During lunch Martha King behaved towards her guests exactly as she had before, but she looked past her husband instead of at him—a thing that all three of the Mississippi people were instantly aware of. Out of politeness and not because they had any fear of scenes, they talked—talked constantly, often including Rachel in their conversation as she moved around the table. The gleam and roll of her very white eyeballs conveyed extreme acuteness of perception and sometimes open mockery, both of which the Potters were used to in their own servants.
As soon as Austin had finished his dessert, he put down his napkin and escaped to the barn. The horse, a handsome sorrel, had been harnessed and fed. Austin backed Prince Edward into the shafts of the high English cart that was his special pride, and drove around to the front of the house, where the Ellises’ surrey was waiting. He tied the reins to the other hitching-post and then went back inside. Bud Ellis was standing in the front hall with his straw hat in his plump hand. Mrs. Potter had put on a long linen dustcoat and was adjusting her veils in
front of the ebony mirror in the living-room. Mr. Potter and Randolph, also in dustcoats, were waiting impatiently.
“Where is Miss Nora?” Bud Ellis asked, shifting his weight from one foot to the other. “Isn’t she coming?”
“Nobody knows,” Randolph said gloomily.
There was a step on the front porch and Mrs. Potter, turning away from the pier glass, said, “There she is now.”
“I’m not going,” Nora announced as she walked in. “I’m going to stay home with Cousin Martha.”
“There’s no need for you to do that,” Mrs. Potter said.
“But I don’t want to go!” Nora exclaimed.
“You don’t want to miss the ride,” Mrs. Potter said firmly. “And Cousin Martha probably has things that she wants to do this afternoon.”
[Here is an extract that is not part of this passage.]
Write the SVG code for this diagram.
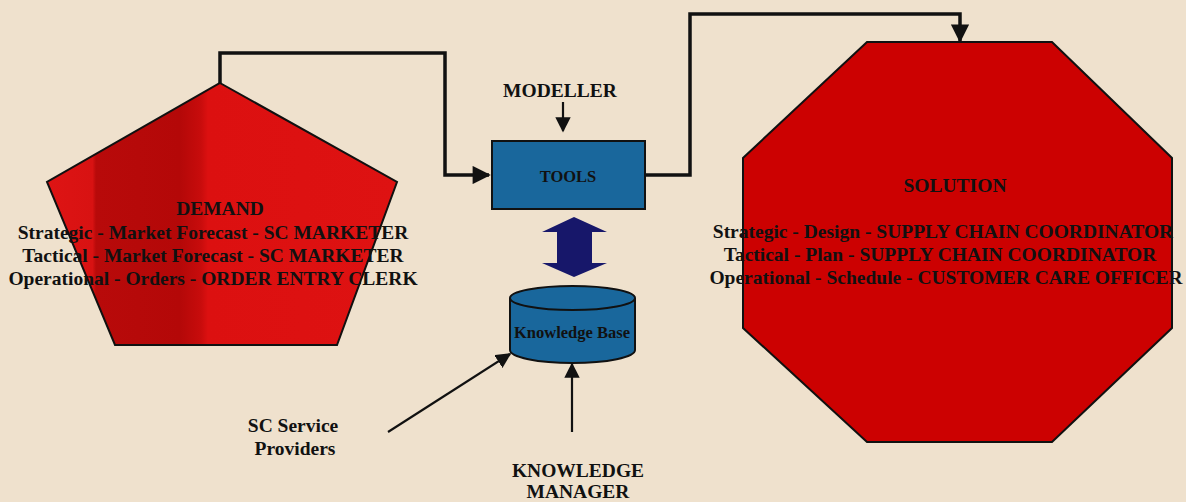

Seeing Nora’s face fall, Mrs. Potter thought how selfish her children were, how seldom they did anything for anyone else if it required the least effort or sacrifice. She herself would have liked very much to stay home out of the heat, but here she was, ready to do what everybody else did, and to give every appearance of enjoying it. “We’re all waiting for you,” she said.
Reduced to the status of a child, Nora put on the linen dustcoat her mother held out to her, and then a series of green veils. The whole company trooped out of the cool house into the blinding hot glare. The English cart, though it was very handsome and painted red, did not have a top to protect them from the sun. Mrs. Potter gathered her long skirts with one hand, put her right foot on the little iron step, and with Mr. Potter’s help mounted to the back seat of the cart. After a brief pause, to give Austin a chance to offer him the reins, Mr. Potter got up after her. Screened by the purple clematis on the Links’ front porch, Mary Caroline saw Bud Ellis help Nora into the front seat of the surrey, saw Randolph leap into the front seat of the cart beside Austin King.
Actuality, no matter how beautiful or how charming, can never even approximate the heartbreaking vision of the beggar looking in at the feast. To Mary Caroline, Mrs. Potter was not a middle-aged woman from Mississippi but a queen—some legendary queen of France or Denmark; and Randolph was not a person at all, but everything that is kind or fair. For this glimpse of him, as the carriages drove off, she had been waiting since breakfast and would have gone on waiting, patiently, for years.